Let’s focus on supergraph capabilities that allow “composition” over subgraphs as well as the quality of the subgraphs. Before we do this, let’s paint a better picture of this API landscape through an example so that we can subsequently use it as a reference in different use cases.
This landscape represents the aforementioned context:
In the next few sections, we’ll see how this context makes it challenging for API producers and consumers, and how using the Supergraph architecture, a data delivery layer can help address these challenges.
API integration is the process of calling an API to fetch new information (read) or to trigger an action (create/update/delete). From our initial context, think of the diverse needs of each API consumer and how hard it is to integrate with different domains given the heterogeneity of the data/API landscape.
👁 Graphic showing API integration.
From the API integration spaghetti above, it’s easy to visualize the following common challenges with API integration:
Any API layer that implements the Supergraph architecture is source-aware and output protocol-agnostic. This API layer also provides a common semantic layer and registry for the underlying domains and their APIs and makes these domains work interoperable. In addition to generating type-driven API protocols like GraphQL, gRPC, etc. this semantic layer allows it to generate documentation. See this reference GraphQL schema that a supergraph API platform can generate regardless of the underlying source. Learn more about my preferred API integration solution.
| Problem | Solution |
| API output format is ideal | API layer/platform generates any output format based on declarative config. It can generate more than one output format, so every consumer app can get their protocol of choice. |
| API does not have a typed schema | API layer/platform generates a type-driven GraphQL API or even automatically generates Open API documentation for the REST APIs it generates. |
| API’s documentation is missing or out of date | Supergraph-based API layer/platform is self-documenting, in sync with domain softare development life cycles, so always up to date. |
| API does not have standardized conventions | API layer/platform generates an API based on metadata, so it’s always standardized on quality attributes like pagination, filtering, sorting and aggregations wherever supported by the underlying domain source. |
| API versioning slows things down | The use of GraphQL in the API platform alleviates the need for versioning and provides logical models for an API’s schema to never be out of date. |
API aggregation refers to the process of combining multiple API requests into a single unified response. This technique is useful for optimizing data retrieval from multiple sources (it helps integrate with APIs faster), reducing the number of API calls when iterating on the consumer application and improving the performance of client applications.
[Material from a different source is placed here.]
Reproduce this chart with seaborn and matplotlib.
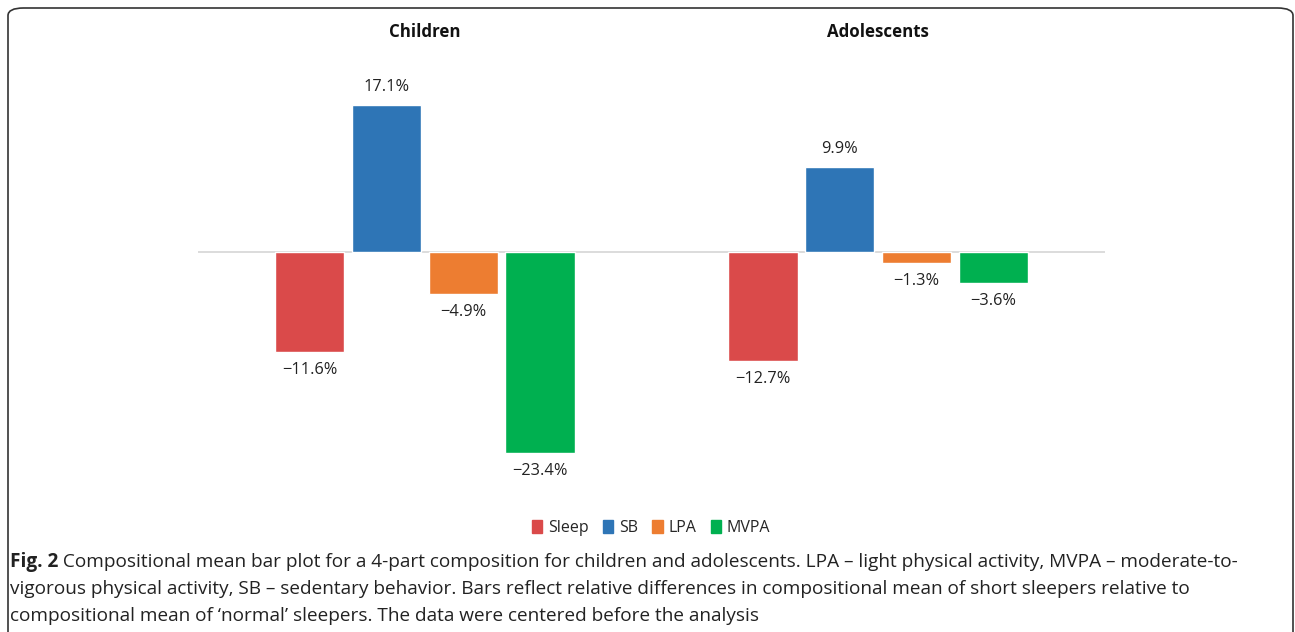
import matplotlib
matplotlib.use("Agg")
import matplotlib.pyplot as plt
import matplotlib.transforms as mtransforms
import seaborn as sns
import pandas as pd
from matplotlib.patches import FancyBboxPatch

# values
groups = ["Children", "Adolescents"]
parts = ["Sleep", "SB", "LPA", "MVPA"]
children_vals = [-11.6, 17.1, -4.9, -23.4]
adolescent_vals = [-12.7, 9.9, -1.3, -3.6]
part_colors = ["#DA4A4A", "#2E75B6", "#ED7D31", "#00B050"]

caption_bold = "Fig. 2"
caption_lines = [
    " Compositional mean bar plot for a 4-part composition for children and adolescents. LPA \u2013 light physical activity, MVPA \u2013 moderate-to-",
    "vigorous physical activity, SB \u2013 sedentary behavior. Bars reflect relative differences in compositional mean of short sleepers relative to",
    "compositional mean of \u2018normal\u2019 sleepers. The data were centered before the analysis",
]

df = pd.DataFrame({
    "group": [g for g in groups for _ in parts],
    "part": parts * 2,
    "value": children_vals + adolescent_vals,
})

sns.set_theme(style="white")
plt.rcParams["font.family"] = ["Open Sans", "DejaVu Sans"]

W, H = 1295, 632
fig = plt.figure(figsize=(W / 100, H / 100), dpi=100)

# axes placed in pixel terms: zero line at y=252, 8.6 px per percent
ylo, yhi = -30, 22
px_per = 8.6
top_px = 252 - yhi * px_per
bot_px = 252 - ylo * px_per
ax = fig.add_axes([198 / W, 1 - bot_px / H, (1105 - 198) / W, (bot_px - top_px) / H])

sns.barplot(data=df, x="group", y="value", hue="part", palette=part_colors,
            width=0.678, gap=0.1, ax=ax, legend=False, saturation=1)
ax.set_ylim(ylo, yhi)
ax.set_xlim(-0.5, 1.5)
ax.axhline(0, color="#D9D9D9", lw=1.3, zorder=0)
for s in ax.spines.values():
    s.set_visible(False)
ax.set_xticks([])
ax.set_yticks([])
ax.set_xlabel("")
ax.set_ylabel("")

for cont in ax.containers:
    for bar in cont:
        v = bar.get_height()
        x = bar.get_x() + bar.get_width() / 2
        txt = f"{v:.1f}%".replace("-", "\u2212")
        off = 13 if v >= 0 else -13
        ax.annotate(txt, (x, v), xytext=(0, off), textcoords="offset points",
                    ha="center", va="center", fontsize=11.8, color="#222222")

title_tr = mtransforms.blended_transform_factory(ax.transData, fig.transFigure)
for i, g in enumerate(groups):
    ax.text(i, 1 - 32 / H, g, transform=title_tr, ha="center", va="center",
            fontsize=12.2, fontweight="bold", color="#111111")

handles = [plt.Rectangle((0, 0), 1, 1, color=c) for c in part_colors]
fig.legend(handles, parts, loc="center", bbox_to_anchor=(651 / W, 1 - 528 / H),
           ncol=4, frameon=False, fontsize=11.5, handlelength=0.65, handleheight=0.9,
           handletextpad=0.35, columnspacing=0.9)

# rounded frame around the figure
frame = FancyBboxPatch((8 / W, -0.05), (1285 / W), 1 - 8 / H + 0.05,
                       boxstyle="round,pad=0,rounding_size=0.012",
                       transform=fig.transFigure, fill=False,
                       edgecolor="#333333", lw=1.2, clip_on=False)
fig.add_artist(frame)

# caption
fs = 13.7
fig.canvas.draw()
r = fig.canvas.get_renderer()
t0 = fig.text(10 / W, 1 - 562 / H, caption_bold, fontsize=fs, fontweight="bold",
              va="center", ha="left", color="#222222")
bb = t0.get_window_extent(renderer=r)
fig.text(bb.x1 / W, 1 - 562 / H, caption_lines[0], fontsize=fs, va="center",
         ha="left", color="#222222")
for k, line in enumerate(caption_lines[1:]):
    fig.text(10 / W, 1 - (589 + 27 * k) / H, line, fontsize=fs, va="center",
             ha="left", color="#222222")

fig.savefig("out.png", dpi=100)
👁 Graphic showing API aggregation
API aggregation is typically not handled by API gateways — one request is sent to only one upstream API. To support API aggregation, you need to write “glue” code or aggregate endpoints that can split the request to upstream APIs and then aggregate their responses for the consumer. But then you run into the operational challenge of ownership: Who owns this glue service(s)? Especially when the aggregation needs to span multiple domains, you also need to iterate on this glue code for every aggregation permutation you want to support.
Note: One way to avoid these iterations is to write a generic smart aggregation service, but that’s a very hard problem to solve: This smart service will need to double up as a service catalog for all upstream services that any new domain API will need to register with. Now you have an even bigger ownership problem.
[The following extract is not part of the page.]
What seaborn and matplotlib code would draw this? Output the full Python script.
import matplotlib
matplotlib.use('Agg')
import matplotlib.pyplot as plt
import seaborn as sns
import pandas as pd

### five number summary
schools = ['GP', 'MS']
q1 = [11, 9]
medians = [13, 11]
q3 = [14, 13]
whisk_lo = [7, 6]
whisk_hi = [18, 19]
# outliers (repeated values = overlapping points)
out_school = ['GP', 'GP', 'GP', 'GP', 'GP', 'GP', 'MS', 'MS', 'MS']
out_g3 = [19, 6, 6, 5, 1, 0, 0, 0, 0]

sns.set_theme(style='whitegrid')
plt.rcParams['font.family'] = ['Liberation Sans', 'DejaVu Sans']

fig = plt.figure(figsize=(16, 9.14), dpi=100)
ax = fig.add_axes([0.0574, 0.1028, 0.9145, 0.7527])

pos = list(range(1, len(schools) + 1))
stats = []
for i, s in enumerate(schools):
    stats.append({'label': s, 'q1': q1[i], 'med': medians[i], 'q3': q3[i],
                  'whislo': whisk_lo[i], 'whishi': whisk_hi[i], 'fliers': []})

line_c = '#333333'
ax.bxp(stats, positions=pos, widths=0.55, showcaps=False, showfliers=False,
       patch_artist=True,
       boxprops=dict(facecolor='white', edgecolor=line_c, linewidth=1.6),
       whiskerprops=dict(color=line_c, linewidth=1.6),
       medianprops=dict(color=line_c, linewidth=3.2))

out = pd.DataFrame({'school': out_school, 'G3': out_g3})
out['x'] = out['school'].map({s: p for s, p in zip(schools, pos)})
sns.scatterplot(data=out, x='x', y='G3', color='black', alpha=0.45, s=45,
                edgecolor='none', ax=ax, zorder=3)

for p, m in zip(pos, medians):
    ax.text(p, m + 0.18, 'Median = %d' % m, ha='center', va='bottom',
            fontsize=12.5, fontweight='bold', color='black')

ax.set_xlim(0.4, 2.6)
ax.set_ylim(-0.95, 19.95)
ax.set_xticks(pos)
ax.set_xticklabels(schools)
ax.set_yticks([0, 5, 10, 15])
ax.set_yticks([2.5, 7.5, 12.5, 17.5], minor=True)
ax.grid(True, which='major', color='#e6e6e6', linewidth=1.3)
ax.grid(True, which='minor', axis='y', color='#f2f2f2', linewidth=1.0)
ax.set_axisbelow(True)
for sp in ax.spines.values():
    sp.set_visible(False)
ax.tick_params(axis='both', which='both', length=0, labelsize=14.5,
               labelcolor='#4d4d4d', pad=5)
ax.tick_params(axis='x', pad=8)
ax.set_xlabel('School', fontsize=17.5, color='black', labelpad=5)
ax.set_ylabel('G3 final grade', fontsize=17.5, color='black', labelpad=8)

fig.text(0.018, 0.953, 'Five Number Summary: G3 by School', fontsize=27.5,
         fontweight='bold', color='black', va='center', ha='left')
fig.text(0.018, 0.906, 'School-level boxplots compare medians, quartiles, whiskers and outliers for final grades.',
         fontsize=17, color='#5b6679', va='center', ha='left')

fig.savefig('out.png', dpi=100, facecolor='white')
To summarize, the following challenges make it hard to implement API aggregation in a complex data landscape:
The Supergraph architecture solves these challenges by targeting a self-serve API aggregation end state. For instance, domain data is onboarded into the supergraph (which is our API aggregation layer, among other things) in a way that allows the supergraph to use domain/source information (modeled as a graph) to automatically split an incoming request into individual upstream requests without requiring the development and maintenance of new aggregate endpoints. With this automation, there’s no need for an operating model for API aggregation, removing the need for expensive collaboration. (All collaboration is expensive!) You can read more about API aggregation.
| Problem | Solution |
| New APIs need new aggregation iterations | A Supergraph-based API platform is designed to provide automatic aggregation, leveraging the metadata about domains and sources. |
| Multi-domain API aggregation needs an operating model for collaboration/ownership | Supergraph allows self-serve or automatic aggregation because of its source-aware nature. This alleviates the need for expensive collaboration between developers. |
We can now compile the following checklist for any API platform (referred to as a supergraph) design that seeks to address the challenges of API integration and API aggregation:
| Guideline | Description |
| 1. Integration | Making it easy for API consumers to integrate APIs into their services. |
| 1.1 Multiple API formats | Can the supergraph platform automatically provide output formats beyond GraphQL such as REST/OpenAPI? This is required to support the integration needs of multiple consumers. |
| 1.2 Documentation | Does the supergraph platform help domain/platform owners maintain API documentation? If the underlying domain (database, code or APIs) are already documented, are those automatically picked up by the supergraph platform? |
| 1.3 Standardization | Does the supergraph platform provide or enforce a standardized domain API design such as pagination, filtering, sorting, etc.? |
| 2. Aggregation | Making it easy for API consumers to aggregate/batch multiple API calls into one. |
| 2.1 Relationships | Does the supergraph provide a way of creating relationships between any two entities or endpoints without requiring changes from the domain owners? |
| 2.2 Composability | How many “join” features does the supergraph provide, given a relationship between two entities in the supergraph? |
Measuring the effectiveness of a platform’s design to meet these criteria and the time/effort investment required to build these capabilities will provide any architect with a clear indication of the likely success of their platform initiative.